Thursday, January 18, 2007

U.S. financial transactions database delayed

Program to monitor cross-border transfers not feasible before 2010

January 17, 2007 (IDG News Service) -- A proposed database that would keep track of hundreds of millions of money transfers in and out of the U.S. will not be ready by the original target date of late this year, according to a report issued by the U.S. Department of the Treasury Wednesday.

The program to monitor cross-border electronic funds transfers -- targeted at cutting off funding for terrorism -- isn't feasible before March 2010, according to the report, issued by the Treasury Department's Financial Crimes Enforcement Network (FinCEN). The Treasury Department's goal had been to have the program running by December after the U.S. Congress authorized it in the Intelligence Reform and Terrorism Prevention Act of 2004.

The program would collect between 350 million and 500 million funds transfer reports each year, FinCEN estimates.

The cost of the technology needed to implement the program, both to U.S. banks and to the U.S. government, is a "significant concern," the FinCEN report said. FinCEN estimated the development costs to be $32.6 million to the U.S. government, including nearly $3 million for servers and other hardware and $4.4 million for software, including a relational database management system and online analytical processing tools.

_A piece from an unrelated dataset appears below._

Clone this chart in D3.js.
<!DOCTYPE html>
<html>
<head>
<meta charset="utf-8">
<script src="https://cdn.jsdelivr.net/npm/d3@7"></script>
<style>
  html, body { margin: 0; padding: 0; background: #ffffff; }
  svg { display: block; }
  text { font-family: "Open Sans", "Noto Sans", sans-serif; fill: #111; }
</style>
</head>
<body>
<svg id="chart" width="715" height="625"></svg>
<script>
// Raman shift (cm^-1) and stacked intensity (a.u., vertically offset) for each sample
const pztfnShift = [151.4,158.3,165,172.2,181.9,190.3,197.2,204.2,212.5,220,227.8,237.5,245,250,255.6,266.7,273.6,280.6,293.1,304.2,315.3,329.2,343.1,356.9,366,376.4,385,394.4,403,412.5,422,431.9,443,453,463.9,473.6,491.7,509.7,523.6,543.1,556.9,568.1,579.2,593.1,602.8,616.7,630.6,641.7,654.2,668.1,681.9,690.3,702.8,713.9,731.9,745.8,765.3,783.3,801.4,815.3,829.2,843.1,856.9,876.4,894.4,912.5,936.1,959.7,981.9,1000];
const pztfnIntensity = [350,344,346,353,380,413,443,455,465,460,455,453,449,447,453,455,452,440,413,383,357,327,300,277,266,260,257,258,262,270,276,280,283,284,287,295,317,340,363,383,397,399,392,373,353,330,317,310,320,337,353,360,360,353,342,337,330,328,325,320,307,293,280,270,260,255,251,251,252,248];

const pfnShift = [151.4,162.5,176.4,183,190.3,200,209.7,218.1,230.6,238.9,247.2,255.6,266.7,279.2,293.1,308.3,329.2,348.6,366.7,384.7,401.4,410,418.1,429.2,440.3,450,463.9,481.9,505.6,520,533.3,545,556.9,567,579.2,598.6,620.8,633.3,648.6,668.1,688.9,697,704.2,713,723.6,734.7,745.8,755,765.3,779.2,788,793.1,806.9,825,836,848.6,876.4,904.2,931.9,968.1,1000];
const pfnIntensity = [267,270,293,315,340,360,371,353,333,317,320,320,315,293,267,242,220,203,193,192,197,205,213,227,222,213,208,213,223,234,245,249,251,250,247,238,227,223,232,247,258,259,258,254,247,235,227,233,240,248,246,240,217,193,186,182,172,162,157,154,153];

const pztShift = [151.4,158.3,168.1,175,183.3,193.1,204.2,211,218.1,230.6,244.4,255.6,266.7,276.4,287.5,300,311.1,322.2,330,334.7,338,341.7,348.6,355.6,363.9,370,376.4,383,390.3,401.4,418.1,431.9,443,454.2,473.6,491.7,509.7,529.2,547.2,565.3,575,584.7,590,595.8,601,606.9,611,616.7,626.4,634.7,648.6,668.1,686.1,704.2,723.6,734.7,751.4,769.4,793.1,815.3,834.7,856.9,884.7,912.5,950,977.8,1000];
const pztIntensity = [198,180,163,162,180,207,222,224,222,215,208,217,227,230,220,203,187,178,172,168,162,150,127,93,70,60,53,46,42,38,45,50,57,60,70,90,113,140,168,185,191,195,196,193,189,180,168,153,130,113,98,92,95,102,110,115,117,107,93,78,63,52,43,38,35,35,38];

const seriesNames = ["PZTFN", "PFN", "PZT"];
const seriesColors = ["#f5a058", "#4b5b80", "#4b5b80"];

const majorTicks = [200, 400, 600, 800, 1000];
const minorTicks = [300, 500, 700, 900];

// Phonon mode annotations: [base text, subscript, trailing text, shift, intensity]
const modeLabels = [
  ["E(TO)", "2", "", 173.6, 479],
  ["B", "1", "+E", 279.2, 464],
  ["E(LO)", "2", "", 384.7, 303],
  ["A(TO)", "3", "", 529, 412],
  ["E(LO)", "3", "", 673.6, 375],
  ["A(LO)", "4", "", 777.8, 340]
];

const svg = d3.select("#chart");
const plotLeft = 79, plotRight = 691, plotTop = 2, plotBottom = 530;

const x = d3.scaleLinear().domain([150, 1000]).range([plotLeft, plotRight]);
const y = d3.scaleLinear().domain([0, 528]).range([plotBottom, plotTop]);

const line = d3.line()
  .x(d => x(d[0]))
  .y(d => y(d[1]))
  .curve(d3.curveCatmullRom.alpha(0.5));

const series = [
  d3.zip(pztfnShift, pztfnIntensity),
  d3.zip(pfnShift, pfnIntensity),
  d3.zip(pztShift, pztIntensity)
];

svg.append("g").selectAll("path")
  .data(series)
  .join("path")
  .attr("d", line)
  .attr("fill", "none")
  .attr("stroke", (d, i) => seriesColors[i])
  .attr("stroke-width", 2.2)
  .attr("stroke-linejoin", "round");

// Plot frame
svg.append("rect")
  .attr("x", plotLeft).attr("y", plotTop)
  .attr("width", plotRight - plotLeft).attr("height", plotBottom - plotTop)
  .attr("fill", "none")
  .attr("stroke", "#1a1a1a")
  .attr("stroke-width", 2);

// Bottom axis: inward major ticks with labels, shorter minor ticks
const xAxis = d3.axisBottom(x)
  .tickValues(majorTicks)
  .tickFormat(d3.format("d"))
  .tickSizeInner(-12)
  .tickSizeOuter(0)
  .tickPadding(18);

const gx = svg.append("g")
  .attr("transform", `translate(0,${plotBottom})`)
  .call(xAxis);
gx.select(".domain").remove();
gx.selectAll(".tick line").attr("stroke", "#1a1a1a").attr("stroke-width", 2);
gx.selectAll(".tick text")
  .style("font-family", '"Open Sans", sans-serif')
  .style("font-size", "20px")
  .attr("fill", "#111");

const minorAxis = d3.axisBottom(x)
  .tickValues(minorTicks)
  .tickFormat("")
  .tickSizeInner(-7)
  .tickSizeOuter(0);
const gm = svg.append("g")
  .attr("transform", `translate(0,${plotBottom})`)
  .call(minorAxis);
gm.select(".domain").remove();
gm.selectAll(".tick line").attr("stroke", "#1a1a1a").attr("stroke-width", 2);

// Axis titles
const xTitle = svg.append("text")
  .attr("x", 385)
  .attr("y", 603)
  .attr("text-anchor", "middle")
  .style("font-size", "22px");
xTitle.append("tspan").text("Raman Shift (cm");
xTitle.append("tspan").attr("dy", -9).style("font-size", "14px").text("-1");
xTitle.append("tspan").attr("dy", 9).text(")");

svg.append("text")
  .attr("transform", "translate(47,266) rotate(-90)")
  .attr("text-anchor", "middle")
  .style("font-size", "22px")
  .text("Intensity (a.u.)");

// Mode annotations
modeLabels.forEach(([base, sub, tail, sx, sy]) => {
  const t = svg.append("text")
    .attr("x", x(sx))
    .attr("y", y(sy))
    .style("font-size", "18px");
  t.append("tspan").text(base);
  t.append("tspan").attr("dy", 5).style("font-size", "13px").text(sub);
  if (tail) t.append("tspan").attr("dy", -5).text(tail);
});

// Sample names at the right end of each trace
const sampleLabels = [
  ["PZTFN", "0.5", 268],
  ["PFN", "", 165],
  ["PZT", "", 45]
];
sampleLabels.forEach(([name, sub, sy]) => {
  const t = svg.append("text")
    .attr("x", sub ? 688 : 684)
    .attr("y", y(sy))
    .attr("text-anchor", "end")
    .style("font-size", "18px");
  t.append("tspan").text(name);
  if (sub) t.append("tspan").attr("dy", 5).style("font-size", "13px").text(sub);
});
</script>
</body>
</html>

FinCEN estimated the project would require spending $1.5 million for hardware and software maintenance over three years and $800,000 for vendor support services.

Members of the American Bankers Association (ABA) "remain unconvinced that FinCEN would be able to substantially benefit" from the program, wrote Richard Riese, director of the ABA's Center for Regulatory Compliance, in a letter to FinCEN last April. A requirement to track cross-border fund transfers would "require substantial changes to U.S. payment systems," the letter said.

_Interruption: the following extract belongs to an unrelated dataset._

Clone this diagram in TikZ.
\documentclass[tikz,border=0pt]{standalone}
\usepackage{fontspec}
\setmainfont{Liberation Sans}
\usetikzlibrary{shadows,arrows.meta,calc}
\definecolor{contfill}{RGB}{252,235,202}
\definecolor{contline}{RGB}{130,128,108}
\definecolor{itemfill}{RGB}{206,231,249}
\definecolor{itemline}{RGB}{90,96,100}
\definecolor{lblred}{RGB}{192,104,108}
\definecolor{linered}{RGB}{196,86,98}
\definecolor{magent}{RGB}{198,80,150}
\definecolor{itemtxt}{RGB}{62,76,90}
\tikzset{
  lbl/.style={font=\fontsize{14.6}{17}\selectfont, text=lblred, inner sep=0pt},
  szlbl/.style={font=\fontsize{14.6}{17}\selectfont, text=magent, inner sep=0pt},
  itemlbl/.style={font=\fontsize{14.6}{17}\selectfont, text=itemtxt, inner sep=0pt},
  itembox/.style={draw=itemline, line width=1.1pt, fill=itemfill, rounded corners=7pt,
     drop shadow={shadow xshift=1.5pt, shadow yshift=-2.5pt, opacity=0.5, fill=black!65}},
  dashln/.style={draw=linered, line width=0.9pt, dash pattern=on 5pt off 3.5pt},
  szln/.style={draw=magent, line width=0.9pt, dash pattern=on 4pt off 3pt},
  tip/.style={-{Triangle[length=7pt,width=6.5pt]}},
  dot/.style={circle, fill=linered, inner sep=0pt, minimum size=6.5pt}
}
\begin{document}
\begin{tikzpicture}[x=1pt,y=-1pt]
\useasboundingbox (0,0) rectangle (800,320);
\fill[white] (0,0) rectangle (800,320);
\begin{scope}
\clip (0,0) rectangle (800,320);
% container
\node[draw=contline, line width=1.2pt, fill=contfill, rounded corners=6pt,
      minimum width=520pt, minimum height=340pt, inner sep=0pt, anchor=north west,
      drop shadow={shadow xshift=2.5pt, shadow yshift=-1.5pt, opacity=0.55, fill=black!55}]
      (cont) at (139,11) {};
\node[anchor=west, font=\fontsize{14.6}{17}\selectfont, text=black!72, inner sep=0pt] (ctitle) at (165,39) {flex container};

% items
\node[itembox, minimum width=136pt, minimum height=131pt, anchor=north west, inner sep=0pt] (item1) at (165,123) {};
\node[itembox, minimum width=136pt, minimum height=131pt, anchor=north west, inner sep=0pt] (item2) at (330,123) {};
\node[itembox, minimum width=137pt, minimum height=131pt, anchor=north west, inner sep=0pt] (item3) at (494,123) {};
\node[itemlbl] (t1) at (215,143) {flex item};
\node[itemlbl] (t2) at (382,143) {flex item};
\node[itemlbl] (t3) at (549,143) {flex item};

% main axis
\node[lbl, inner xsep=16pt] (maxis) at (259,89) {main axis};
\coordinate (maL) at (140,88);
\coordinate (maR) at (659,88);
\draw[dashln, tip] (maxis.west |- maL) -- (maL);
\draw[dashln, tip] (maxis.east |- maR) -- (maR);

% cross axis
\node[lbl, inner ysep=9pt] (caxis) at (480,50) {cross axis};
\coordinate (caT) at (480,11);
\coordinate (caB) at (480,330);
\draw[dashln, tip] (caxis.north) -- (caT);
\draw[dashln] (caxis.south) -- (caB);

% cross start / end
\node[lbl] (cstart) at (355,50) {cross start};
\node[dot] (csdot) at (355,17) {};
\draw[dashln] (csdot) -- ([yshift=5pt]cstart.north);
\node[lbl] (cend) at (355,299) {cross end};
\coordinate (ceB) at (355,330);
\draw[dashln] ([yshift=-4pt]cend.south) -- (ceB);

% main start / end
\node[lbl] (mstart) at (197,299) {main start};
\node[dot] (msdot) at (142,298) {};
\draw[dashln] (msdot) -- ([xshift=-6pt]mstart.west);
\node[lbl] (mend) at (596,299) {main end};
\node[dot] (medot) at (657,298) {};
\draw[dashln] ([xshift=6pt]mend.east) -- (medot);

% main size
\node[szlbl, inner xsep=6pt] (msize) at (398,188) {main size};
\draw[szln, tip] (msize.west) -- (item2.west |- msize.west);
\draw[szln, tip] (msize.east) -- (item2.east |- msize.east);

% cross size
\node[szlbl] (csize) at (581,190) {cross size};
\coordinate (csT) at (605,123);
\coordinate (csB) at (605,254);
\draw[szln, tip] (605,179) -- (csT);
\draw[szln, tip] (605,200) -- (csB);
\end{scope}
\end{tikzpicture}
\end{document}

The FinCEN report says, however, that such a tracking system is feasible, if the Treasury secretary "determines that reporting of such transmittals is reasonably necessary to conduct the [agency's] efforts against money laundering and terrorist financing." However, it would take FinCEN about three and a half years to develop the program, the report said.

FinCEN will put together a development plan and permit pilot programs for the system, the report said.

The surveillance program would require banks and other U.S. financial institutions to report any cross-border funds transfer of more than $3,000. The 2004 intelligence reform law required the Treasury Department to study the feasibility of such a program.